On September 26 Annan reported to the U.N. Security Council that Darfur “is again descending into a vicious cycle of violence,” that the situation “is becoming more desperate by the day” and that Darfur “is again on the brink of a catastrophic situation.”

This dire assessment must be read in the context of the disaster that Darfur has already become. In three years of ethnic strife, mainly pitting black African rebels against Arab militias backed by the Sudanese government, at least 200,000 civilians, and possibly as many as 450,000, have been killed.

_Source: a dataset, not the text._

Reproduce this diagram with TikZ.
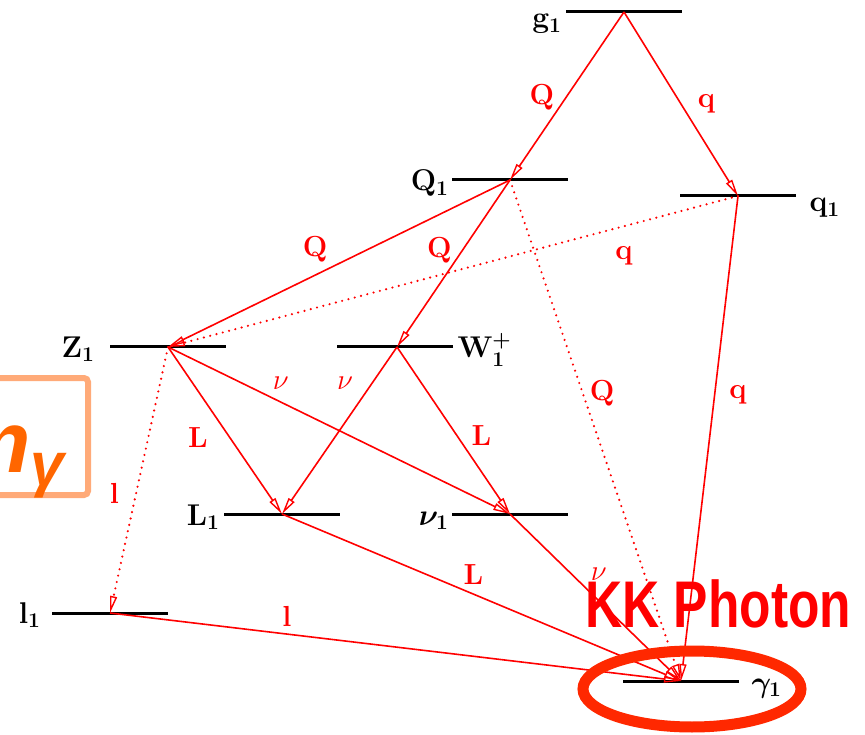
\RequirePackage{fix-cm}
\documentclass[tikz,border=0pt]{standalone}
\usepackage{fontspec}
\newfontfamily\kksans{Liberation Sans}
\usetikzlibrary{arrows.meta}

\definecolor{kkred}{RGB}{255,0,0}
\definecolor{ringred}{RGB}{255,40,0}
\definecolor{mgorange}{RGB}{255,102,0}
\definecolor{boxorange}{RGB}{255,170,120}

\begin{document}
\begin{tikzpicture}[x=1pt, y=-1pt,
    level/.style={line width=3pt, black},
    stlab/.style={inner sep=0pt, font=\fontsize{30}{32}\selectfont\bfseries\boldmath},
    decay/.style={kkred, line width=1.6pt, -{Triangle[open, length=17pt, width=7pt, line width=1.4pt]}},
    virt/.style={decay, line width=2.4pt, dash pattern=on 0pt off 6.5pt, line cap=round},
    lab/.style={kkred, inner sep=0pt, font=\fontsize{29}{30}\selectfont\bfseries}]

        \useasboundingbox (0,0) rectangle (865,735);
        \clip (0,0) rectangle (865,735);

        % KK hladiny
        \coordinate (g1) at (624,12);
        \coordinate (Q1) at (510,180);
        \coordinate (q1) at (738,196);
        \coordinate (Z1) at (168,347);
        \coordinate (W1) at (397,347);
        \coordinate (L1) at (282,514);
        \coordinate (nu1) at (510,514);
        \coordinate (l1) at (110,613);
        \coordinate (gam1) at (681,681);

        \draw[level] (g1) ++(-58,0) node[stlab, anchor=base east, xshift=-3pt, yshift=-16pt] {g$_1$} -- ++(116,0);
        \draw[level] (Q1) ++(-58,0) node[stlab, anchor=base east, xshift=-2pt, yshift=-11pt] {Q$_1$} -- ++(116,0);
        \draw[level] (q1) ++(58,0) node[stlab, anchor=base west, xshift=12pt, yshift=-16pt] {q$_1$} -- ++(-116,0);
        \draw[level] (Z1) ++(-58,0) node[stlab, anchor=base east, xshift=-14pt, yshift=-10pt] {Z$_1$} -- ++(116,0);
        \draw[level] (W1) ++(56,0) node[stlab, anchor=base west, xshift=3pt, yshift=-10pt] {W$^+_1$} -- ++(-116,0);
        \draw[level] (L1) ++(-58,0) node[stlab, anchor=base east, xshift=-3pt, yshift=-11pt] {L$_1$} -- ++(116,0);
        \draw[level] (nu1) ++(-58,0) node[stlab, anchor=base east, xshift=-2pt, yshift=-11pt] {$\nu_1$} -- ++(116,0);
        \draw[level] (l1) ++(-58,0) node[stlab, anchor=base east, xshift=-10pt, yshift=-10pt] {l$_1$} -- ++(116,0);
        \draw[level] (gam1) ++(58,0) node[stlab, anchor=base west, xshift=11pt, yshift=-11pt] {$\gamma_1$} -- ++(-116,0);

        % rozpady
        \draw[decay] (g1) -- node[lab, pos=0.51, left=11pt] {Q} (Q1);
        \draw[decay] (g1) -- node[lab, pos=0.5, right=16pt] {q} (q1);
        \draw[decay] (Q1) -- node[lab, pos=0.57, above=12pt] {Q} (Z1);
        \draw[virt] (q1) -- node[lab, pos=0.2, below=19pt] {q} (Z1);
        \draw[decay] (Q1) -- node[lab, pos=0.42, left=10pt] {Q} (W1);
        \draw[virt] (Q1) -- node[lab, pos=0.425, right=6pt] {Q} (gam1);
        \draw[decay] (q1) -- node[lab, pos=0.41, right=14pt] {q} (gam1);
        \draw[decay] (Z1) -- node[lab, pos=0.54, left=21pt] {L} (L1);
        \draw[decay] (Z1) -- node[lab, pos=0.33, above=12pt] {$\nu$} (nu1);
        \draw[virt] (Z1) -- node[lab, pos=0.55, left=16pt] {l} (l1);
        \draw[decay] (W1) -- node[lab, pos=0.22, left=18pt] {$\nu$} (L1);
        \draw[decay] (W1) -- node[lab, pos=0.53, right=14pt] {L} (nu1);
        \draw[decay] (L1) -- node[lab, pos=0.48, above=9pt] {L} (gam1);
        \draw[decay] (nu1) -- node[lab, pos=0.52, above=20pt] {$\nu$} (gam1);
        \draw[decay] (l1) -- node[lab, pos=0.31, above=7pt] {l} (gam1);

        % popisky navrch
        \draw[boxorange, line width=6pt, rounded corners=4pt] (-20,378) rectangle (88,495);
        \node[font=\kksans\bfseries\itshape\fontsize{87}{90}\selectfont, text=mgorange, anchor=base west, inner sep=0pt] (mgam) at (-47,472) {m\textsubscript{γ}};

        \draw[ringred, line width=11pt] (692,689) ellipse [x radius=109, y radius=38];
        \node[font=\kksans\bfseries\fontsize{66}{70}\selectfont, text=kkred, anchor=base west, inner sep=0pt] (kk) at (585,627) {\scalebox{0.78}[1]{KK Photon}};

    \end{tikzpicture}
\end{document}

Another two and a half million people—nearly equivalent to the population of Chicago—have been violently displaced from their homes and villages, many now burnt to the ground. Three million Darfurians, most of them huddled for safety in squalid camps, rely on international food aid to survive. Yet hundreds of thousands remain trapped in parts of Darfur too dangerous for humanitarian agencies to reach.

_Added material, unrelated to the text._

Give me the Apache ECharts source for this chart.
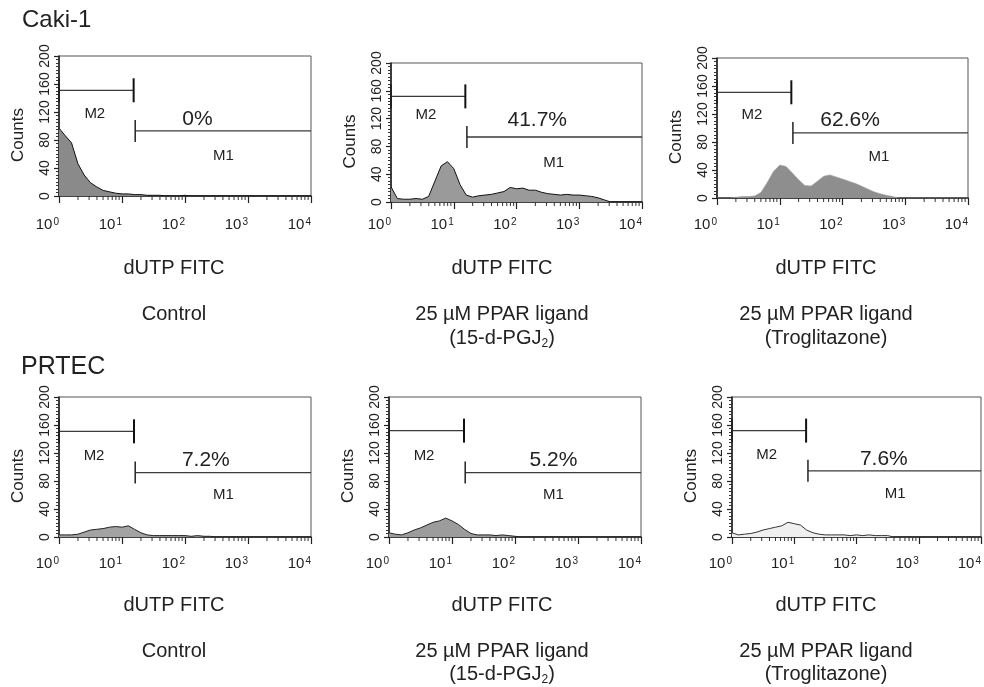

How could things possibly get worse?

According to U.N. officials and aid workers, the answer is that unless strong steps are taken, hundreds of thousands more Darfurians are at risk of dying in the next few months. They cite the following evidence:

• Despite a peace agreement signed several months ago by the government and one rebel group—but not others—overall violence and civilian casualties are mounting.

• Humanitarian aid workers are increasingly targeted. In August three Red Cross vehicles were hijacked and a Red Cross driver killed. Large areas of Darfur are now off limits to the Red Cross. Annan explains: “Direct attacks on humanitarian operations have forced many organizations to suspend all but the most essential operations.”

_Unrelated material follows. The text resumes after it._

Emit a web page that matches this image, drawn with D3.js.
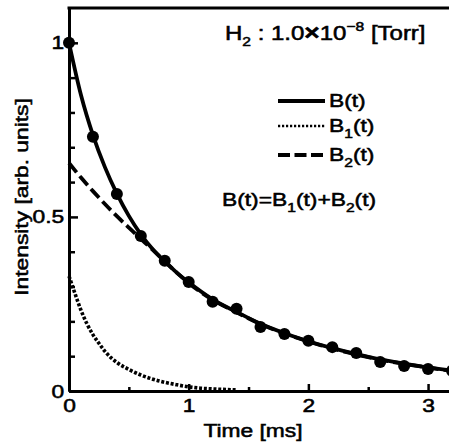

• As a result, 40 percent of the people in northern Darfur must now go without basic health care. Cholera has broken out in western Darfur.

• Even in displaced person camps, security is precarious and getting worse.

• Human rights violations, especially sexual violence, are escalating. Around one camp alone, the number of attacks on women and girls foraging for grass and firewood rose from ten per month, to nearly ten each day by mid-July. On one day 21 women from the camp were raped by armed militia; the next day 17 more were raped.

All this was known, even before the U.N. High Commissioner for Human Rights this week reported that in late August, armed Arab militias attacked black African villages, killing as many as several hundred civilians. The attacks “appear to have been conducted with the knowledge and material support of Government authorities.”

An undermanned, underfunded, outgunned, African Union observer force of 7,000 soldiers and police struggles to provide security for some camps and humanitarian convoys. However, they cannot begin to safeguard civilians throughout an area the size of France, where Sudanese air force bombers and helicopters support marauding Arab militias, and where guerrilla factions increasingly fight among themselves.

In late August the U.N. Security Council authorized a beefed-up force of some 22,000 UN peacekeepers, and “invited” the Sudanese government of President Omar Hassan al-Bashir to accept them. Bashir, not surprisingly, declines the invitation.

To date the Security Council, where China and Russia hold veto power, has not been willing to force the issue. China buys oil from Bashir; Russia sells him armaments. The United States has pressed for action, but the Bush Administration, bogged down in Iraq, has not given Darfur enough diplomatic priority.

There is developing a broad, bipartisan consensus on what is needed in Darfur: U.N. peacekeepers, targeted sanctions to freeze the bank accounts and bar international travel by Bashir and other regime leaders, sharing of US intelligence on Bashir with the International Criminal Court, a limited “no-fly” zone over Darfur, and perhaps even air strikes to take out the Sudanese air force.

The combination matters; if air strikes alone are undertaken, Arab militias could launch all-out attacks on camps for the displaced. So there must be enough UN boots on the ground, backed up by US air power, to protect the camps.

The issue is, Who will make all this happen? International law requires Security Council approval for such an intervention, but the Chinese and Russians so far have blocked it. While the US could supply air support, Washington has neither the troops nor the stomach to occupy Darfur, even if an Arab world already inflamed by Iraq would tolerate another US occupation. It remains unclear who if anyone will supply an effective ground force, absent Security Council approval.

There is no easy diplomatic solution, but the civilians of Darfur cannot wait. President Bush must move Darfur to the front burner. He must do all he can to persuade China and Russia to abstain from vetoing UN action. Failing that, he must do his best to rally our European allies for a NATO intervention.

Effective action must be taken. International law matters, but the lives of hundreds of thousands of human beings matter more.

All views expressed are the personal views of the author and not necessarily those of Notre Dame Law School, the Center for Civil and Human Rights or Chicago Public Radio.